The best line in Steven Spielberg's Indiana Jones and the
Kingdom of the Crystal Skull (written by David Koepp from a
story by George Lucas) comes right at the beginning when the title
character, still played by a game but now-aged Harrison Ford, is
single-handedly battling a gang of Russians who have invaded and
taken over an American military base. The improbably sexy leader of
the commies, Agent Irina Spalko (Cate Blanchett), taunts the hero,
whom she has briefly in her power, by saying in the tones of the
comic-book villainess she is: "No defiant last words, Dr.
Jones?"
Indy outwits his captors as he always does, but before he
springs away like the sprightly 40-year-old he was a quarter of a
century-ago, he cries out: "I like Ike."
Like most of the other lines in the movie, it is intended as an
in-joke. There is no question of Indy's really liking Ike -- which,
for younger readers, was the nickname of America's 34th president,
Dwight Eisenhower. It's meant as a nudge and a wink to the
audience, a reminder that here we're only playing at being
two-fisted, 1950s-style action heroes. We're not to suppose that
this Ike-liking paragon is something anyone could take seriously
today -- or even at the time, for that matter. It's just the
movie's way of claiming for its hero a moderate, even apolitical
liberalism meant to contrast with the supposed zealotry of the
communists. The line is the post-modern equivalent of Russell
Kirk's reply to the John Birch Society's accusation that Eisenhower
was a communist: he was not a communist but a golfer.

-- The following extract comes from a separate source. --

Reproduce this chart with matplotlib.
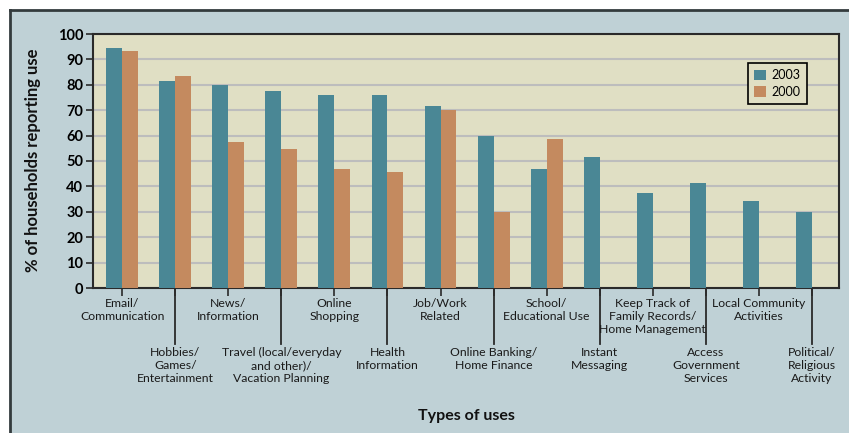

More importantly, the picture can't help being nostalgic for
what it regards as an era of simple moral certainties, even though
it shares none of these certainties itself. Into that ironic gap,
as into a po-mo black hole, this movie quickly and completely
disappears. It's also why the plot is even more absurd than that of
the original film, involving as it does space aliens in place of
the more traditional supernaturalism of the Ark of the Covenant. I
guess when you consider that the 1982 Ark ultimately turned itself
into a lightning machine for zapping Nazis with some kind of
melt-ray, it's not so different. The space aliens might have been
involved there too, since we now know that they were must have been
playing around with similar technologies in ancient times.
Anyway, biblical mysteries have presumably lost some of their
allure during the intervening decades, perhaps on account of
The Da Vinci Code, and space aliens are always a
convenient way to short-circuit any questions about advanced or,
indeed, impossible technologies as well as to explain the
persistence of such legends as El Dorado. You'll not be surprised,
by the way, to hear that Indy, having already bagged the Ark of the
Covenant, some world-mastering sacred Indian stones and the Holy
Grail, now adds another notch to his bull-whip and bests all those
old-timey conquistadores by finding the city of gold -- as
well as the fact that those cool aliens were archaeologists like
himself, and collectors of human artefacts.
But the real point of the movie is to re-unite Indy with Karen
Allen from the original Raiders of the Lost Ark and --
spoiler alert! -- through her to provide him with a long-lost
illegitimate son and heir called Mutt (Shia LaBeouf). Mutt embodies
all that Hollywood remembers about the 1950s besides "McCarthyism,"
which is the leather-jacketed, rebel-without-a-cause type teenage
desperado and first avatar of the youth culture. For this reason,
Mutt rides a motorcycle like Marlon Brando's in The Wild
One and is always combing his D.A. hairdo like Edd, "Kookie,"
Byrnes on "77 Sunset Strip." That's how we are meant to know what
he stands for: the birth of the cool.
McCarthyism, too, gets a mention, by the way. For in spite of
liking Ike, Indy gets blacklisted and persecuted by FBI agents who
conform to the movie stereotypes of today -- being vicious and
stupid -- rather than those of the period for FBI agents. His
nervous university dean (Jim Broadbent) tells him that he himself
will have to resign as he can't be embroiled in "that kind of
controversy in this charged climate." He tells Indy that "I hardly
recognize this country anymore. The Government has got us seeing
communists in our soup" -- which you might think an odd sort of
complaint to make of the government in a movie that begins by
showing a gang of non-imaginary reds taking over an American
military base on American soil. Disgusted, Indy says he might go
off to Leipzig to teach. Presumably it has slipped his mind that
that would have made the government's case for his being a
subversive, since Leipzig was in communist East Germany at the
time.
Anyway, he doesn't go to Leipzig but battles the communists
simply as the bad guys du jour who, apart from a mention
or two of Stalin, now deceased, don't have any real existence as
such but are only the usual cannon fodder to Indy's one-man army.
All that matters is that the latter has sired Mutt out of Marion,
and Mutt will obviously continue the line on behalf of generations
of coolness yet unborn. It's sort of like a royal pedigree. His is
the house of Attitude, which is the royalty of cartoon-land, though
why anyone with a mental age greater than eleven would want to
spend any time there is more than I can fathom.